The Australia-led team included David Huntsman, Professor in the Departments of Pathology and Laboratory Medicine and Obstetrics and Gynaecology and Intan Schrader, an Assistant Professor of Department of Medical Genetics.
The discovery will eventually enable people who have a family member with proximal polyposis of the stomach (GAPPS) to have a have a DNA test to determine whether they will develop the condition and stomach cancer. GAPPS is a condition in which the upper part of the stomach becomes carpeted with hundreds or thousands of benign growths, known as polyps. In some GAPPS patients the polyps become cancerous.
Until now, researchers have been unable to identify the biological cause of GAPPS. The three mutations discovered are related to a known cancer gene called APC, but the region of this gene that causes GAPPS was not being captured in current DNA screening tests, or assays.
“This new finding will change the way we test for a very well-known cancer susceptibility gene and has significant implications for how we think about other syndromes known to heighten the risk of cancer and how we clinically screen for the mutations that cause them,” said Dr. Schrader, a Medical Geneticist with the BC Cancer Agency’s Hereditary Cancer Program.
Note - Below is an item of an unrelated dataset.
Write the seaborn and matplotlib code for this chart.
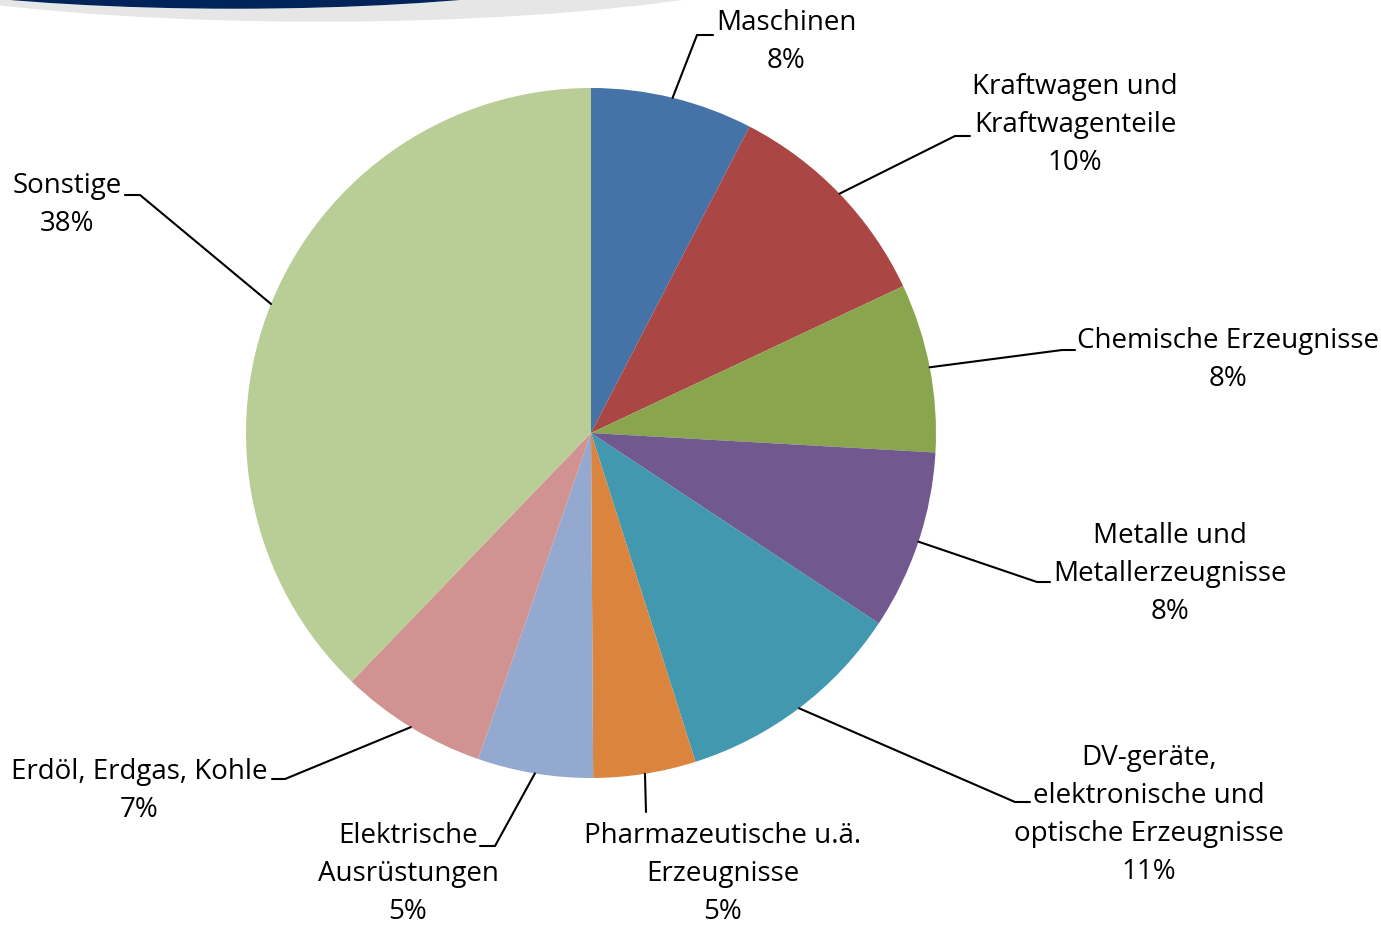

The B.C. based work was supported through the BC Cancer Foundation. The study was led by Professor Georgia Chenevix-Trench, the head of the Genetics and Computational Biology Department at QIMR Berghofer in Australia and published today in The American Journal of Human Genetics.
“Those who do carry the mutation can be closely screened and can decide whether they want to consider surgery, and those who do not carry the mutation will no longer have to have regular screening,” said Professor Chenevix-Trench.
The findings also drew connections to a long-known hereditary condition — familial adenomatous polyposis or FAP— known to cause colon cancer. Although increased colon cancer risk has not been a recognized feature of GAPPS, now further work is required to determine if families with these mutations have a heightened risk for colon cancer, and conversely if individuals with FAP due to similar mutations of the APC gene have a higher risk of gastric cancer.